-- START --
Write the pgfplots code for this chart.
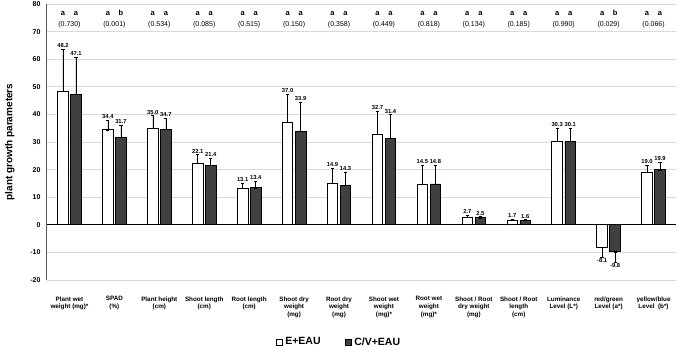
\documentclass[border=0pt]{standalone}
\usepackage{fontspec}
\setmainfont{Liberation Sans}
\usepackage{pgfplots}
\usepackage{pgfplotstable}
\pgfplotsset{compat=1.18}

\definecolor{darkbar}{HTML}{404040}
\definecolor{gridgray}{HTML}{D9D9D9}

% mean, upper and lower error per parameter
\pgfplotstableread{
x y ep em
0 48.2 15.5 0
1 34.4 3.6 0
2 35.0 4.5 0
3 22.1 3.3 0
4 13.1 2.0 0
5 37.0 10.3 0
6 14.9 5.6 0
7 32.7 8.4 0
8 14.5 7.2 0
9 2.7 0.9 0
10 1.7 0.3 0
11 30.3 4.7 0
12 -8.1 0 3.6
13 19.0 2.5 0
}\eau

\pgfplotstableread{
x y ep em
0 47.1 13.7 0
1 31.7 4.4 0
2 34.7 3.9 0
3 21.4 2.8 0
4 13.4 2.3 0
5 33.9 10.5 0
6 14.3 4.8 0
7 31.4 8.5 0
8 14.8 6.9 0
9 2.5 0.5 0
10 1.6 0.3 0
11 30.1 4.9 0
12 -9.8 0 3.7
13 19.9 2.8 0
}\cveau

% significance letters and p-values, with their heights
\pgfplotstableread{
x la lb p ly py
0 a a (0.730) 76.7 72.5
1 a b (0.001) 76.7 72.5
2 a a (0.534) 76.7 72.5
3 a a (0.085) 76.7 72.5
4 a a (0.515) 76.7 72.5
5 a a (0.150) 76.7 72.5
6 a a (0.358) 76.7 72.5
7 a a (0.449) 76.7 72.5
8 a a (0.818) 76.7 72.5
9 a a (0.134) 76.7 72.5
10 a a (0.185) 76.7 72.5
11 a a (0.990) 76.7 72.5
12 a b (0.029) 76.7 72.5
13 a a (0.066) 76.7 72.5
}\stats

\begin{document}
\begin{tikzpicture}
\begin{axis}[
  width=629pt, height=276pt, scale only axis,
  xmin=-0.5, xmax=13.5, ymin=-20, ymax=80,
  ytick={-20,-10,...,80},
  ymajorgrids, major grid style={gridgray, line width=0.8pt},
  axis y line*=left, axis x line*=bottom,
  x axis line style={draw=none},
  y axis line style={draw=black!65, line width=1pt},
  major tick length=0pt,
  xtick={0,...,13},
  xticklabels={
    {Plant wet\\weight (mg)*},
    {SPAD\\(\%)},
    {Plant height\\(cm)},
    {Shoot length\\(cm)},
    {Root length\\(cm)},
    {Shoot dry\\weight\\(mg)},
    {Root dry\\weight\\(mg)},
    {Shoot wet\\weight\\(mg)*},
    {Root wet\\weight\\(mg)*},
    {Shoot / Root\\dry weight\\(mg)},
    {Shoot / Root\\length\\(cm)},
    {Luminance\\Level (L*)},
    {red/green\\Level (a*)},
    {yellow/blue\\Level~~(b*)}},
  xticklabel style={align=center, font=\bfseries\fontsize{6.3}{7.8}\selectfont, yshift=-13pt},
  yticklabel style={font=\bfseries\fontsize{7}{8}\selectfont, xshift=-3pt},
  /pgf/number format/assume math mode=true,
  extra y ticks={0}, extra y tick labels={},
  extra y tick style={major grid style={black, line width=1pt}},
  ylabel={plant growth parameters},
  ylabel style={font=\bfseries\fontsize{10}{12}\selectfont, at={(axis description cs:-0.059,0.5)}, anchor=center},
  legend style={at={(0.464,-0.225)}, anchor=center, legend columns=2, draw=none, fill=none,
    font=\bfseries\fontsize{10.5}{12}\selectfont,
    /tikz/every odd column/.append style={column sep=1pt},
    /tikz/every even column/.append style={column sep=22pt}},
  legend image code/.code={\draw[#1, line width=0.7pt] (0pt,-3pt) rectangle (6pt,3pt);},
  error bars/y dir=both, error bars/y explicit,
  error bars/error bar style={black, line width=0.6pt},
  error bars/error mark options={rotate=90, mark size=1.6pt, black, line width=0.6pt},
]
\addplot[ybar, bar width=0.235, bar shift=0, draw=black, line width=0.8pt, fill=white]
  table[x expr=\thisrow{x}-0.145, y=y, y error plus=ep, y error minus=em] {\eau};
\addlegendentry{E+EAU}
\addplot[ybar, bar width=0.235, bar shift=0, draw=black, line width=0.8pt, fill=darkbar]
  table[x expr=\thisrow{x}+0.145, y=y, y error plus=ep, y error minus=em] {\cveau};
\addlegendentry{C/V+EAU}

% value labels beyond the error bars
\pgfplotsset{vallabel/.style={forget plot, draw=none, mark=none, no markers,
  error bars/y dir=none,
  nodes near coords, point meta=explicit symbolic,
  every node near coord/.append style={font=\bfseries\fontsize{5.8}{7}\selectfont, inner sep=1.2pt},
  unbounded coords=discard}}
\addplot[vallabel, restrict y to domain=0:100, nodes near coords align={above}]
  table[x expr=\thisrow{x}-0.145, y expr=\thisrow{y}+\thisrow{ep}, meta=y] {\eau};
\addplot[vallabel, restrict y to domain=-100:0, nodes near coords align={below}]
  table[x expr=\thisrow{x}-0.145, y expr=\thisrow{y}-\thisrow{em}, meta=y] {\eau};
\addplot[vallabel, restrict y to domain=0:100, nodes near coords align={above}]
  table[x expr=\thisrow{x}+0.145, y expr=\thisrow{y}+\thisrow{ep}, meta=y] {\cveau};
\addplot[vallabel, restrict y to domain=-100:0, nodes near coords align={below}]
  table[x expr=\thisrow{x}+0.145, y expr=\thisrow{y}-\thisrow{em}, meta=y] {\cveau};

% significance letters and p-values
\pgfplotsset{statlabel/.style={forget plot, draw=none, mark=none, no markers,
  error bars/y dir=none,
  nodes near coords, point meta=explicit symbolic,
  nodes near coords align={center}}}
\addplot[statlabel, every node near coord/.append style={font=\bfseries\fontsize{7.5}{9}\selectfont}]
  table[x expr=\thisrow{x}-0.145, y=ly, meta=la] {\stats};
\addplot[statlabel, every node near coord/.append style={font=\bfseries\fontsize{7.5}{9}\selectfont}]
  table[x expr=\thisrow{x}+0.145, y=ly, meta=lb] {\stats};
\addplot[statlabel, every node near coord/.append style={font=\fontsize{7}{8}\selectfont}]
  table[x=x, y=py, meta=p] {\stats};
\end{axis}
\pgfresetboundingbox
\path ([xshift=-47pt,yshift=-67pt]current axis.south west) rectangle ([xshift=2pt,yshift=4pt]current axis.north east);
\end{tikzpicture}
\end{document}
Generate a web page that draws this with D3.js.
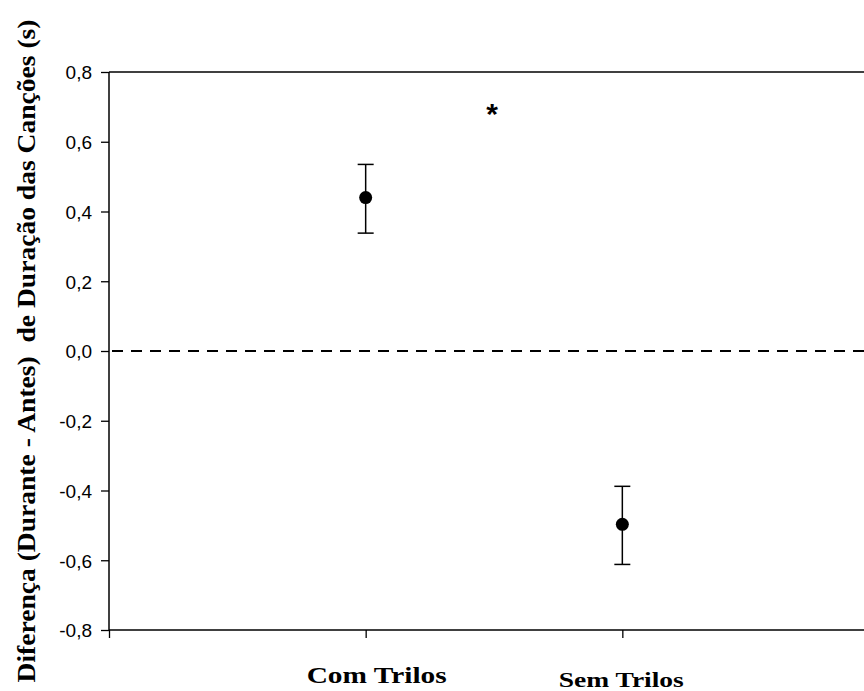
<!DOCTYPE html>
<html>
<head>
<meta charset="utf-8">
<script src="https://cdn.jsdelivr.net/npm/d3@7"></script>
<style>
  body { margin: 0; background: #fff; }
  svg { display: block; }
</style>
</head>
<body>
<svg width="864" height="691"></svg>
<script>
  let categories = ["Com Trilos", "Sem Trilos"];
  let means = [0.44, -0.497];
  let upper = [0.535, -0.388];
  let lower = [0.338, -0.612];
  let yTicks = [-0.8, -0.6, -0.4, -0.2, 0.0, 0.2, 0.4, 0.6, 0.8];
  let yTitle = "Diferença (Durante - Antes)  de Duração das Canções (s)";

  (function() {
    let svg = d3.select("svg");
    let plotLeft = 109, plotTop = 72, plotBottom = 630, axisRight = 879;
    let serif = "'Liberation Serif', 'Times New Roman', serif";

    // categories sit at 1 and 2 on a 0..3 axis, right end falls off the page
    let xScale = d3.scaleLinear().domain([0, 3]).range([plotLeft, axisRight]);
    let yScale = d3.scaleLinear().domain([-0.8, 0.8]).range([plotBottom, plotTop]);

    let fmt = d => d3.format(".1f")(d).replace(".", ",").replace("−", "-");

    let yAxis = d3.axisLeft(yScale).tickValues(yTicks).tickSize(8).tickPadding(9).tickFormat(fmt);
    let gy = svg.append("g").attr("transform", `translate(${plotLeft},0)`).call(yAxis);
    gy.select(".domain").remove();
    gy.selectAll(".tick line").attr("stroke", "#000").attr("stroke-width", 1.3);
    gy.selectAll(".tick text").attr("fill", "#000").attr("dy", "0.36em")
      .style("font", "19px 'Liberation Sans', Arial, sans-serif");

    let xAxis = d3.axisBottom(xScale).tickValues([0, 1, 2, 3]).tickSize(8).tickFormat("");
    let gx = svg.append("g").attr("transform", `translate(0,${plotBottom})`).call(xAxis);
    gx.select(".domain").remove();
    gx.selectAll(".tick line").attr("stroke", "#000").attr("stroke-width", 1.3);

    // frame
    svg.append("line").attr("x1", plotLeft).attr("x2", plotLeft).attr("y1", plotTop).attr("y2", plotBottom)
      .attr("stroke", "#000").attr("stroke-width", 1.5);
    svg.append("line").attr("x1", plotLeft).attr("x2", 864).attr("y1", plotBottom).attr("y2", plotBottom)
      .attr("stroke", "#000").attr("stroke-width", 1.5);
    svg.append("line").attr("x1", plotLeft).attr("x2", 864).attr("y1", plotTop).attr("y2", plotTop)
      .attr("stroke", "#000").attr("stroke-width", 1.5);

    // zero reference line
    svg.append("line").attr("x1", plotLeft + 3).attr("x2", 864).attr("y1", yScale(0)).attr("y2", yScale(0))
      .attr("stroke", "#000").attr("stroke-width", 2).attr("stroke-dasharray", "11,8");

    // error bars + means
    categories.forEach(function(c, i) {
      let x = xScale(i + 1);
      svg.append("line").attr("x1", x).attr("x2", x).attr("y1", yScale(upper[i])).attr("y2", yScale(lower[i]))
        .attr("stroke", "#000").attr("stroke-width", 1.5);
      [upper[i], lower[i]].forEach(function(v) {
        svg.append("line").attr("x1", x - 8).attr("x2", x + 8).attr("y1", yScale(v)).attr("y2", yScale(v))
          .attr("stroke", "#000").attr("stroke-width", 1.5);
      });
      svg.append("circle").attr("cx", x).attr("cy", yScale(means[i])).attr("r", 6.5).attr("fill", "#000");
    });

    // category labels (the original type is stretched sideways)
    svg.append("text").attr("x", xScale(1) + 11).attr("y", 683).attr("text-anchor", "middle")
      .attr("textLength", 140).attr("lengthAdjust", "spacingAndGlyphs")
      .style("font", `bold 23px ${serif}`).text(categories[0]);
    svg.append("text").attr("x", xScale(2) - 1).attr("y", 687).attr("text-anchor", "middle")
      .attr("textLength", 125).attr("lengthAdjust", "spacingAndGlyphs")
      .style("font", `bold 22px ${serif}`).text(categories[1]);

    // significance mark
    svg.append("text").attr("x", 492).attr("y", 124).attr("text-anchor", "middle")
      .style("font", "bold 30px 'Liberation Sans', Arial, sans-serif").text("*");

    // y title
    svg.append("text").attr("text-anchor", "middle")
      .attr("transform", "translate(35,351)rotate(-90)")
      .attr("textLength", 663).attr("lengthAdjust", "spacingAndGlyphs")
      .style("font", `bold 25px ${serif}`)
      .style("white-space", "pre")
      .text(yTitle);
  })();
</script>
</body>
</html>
-- END --
== TASK INSTRUCTIONS ==
Pick out each line in the material containing "with".

== RESULT OF THE EXERCISE ==
% significance letters and p-values, with their heights
Generate a web page that draws this with D3.js.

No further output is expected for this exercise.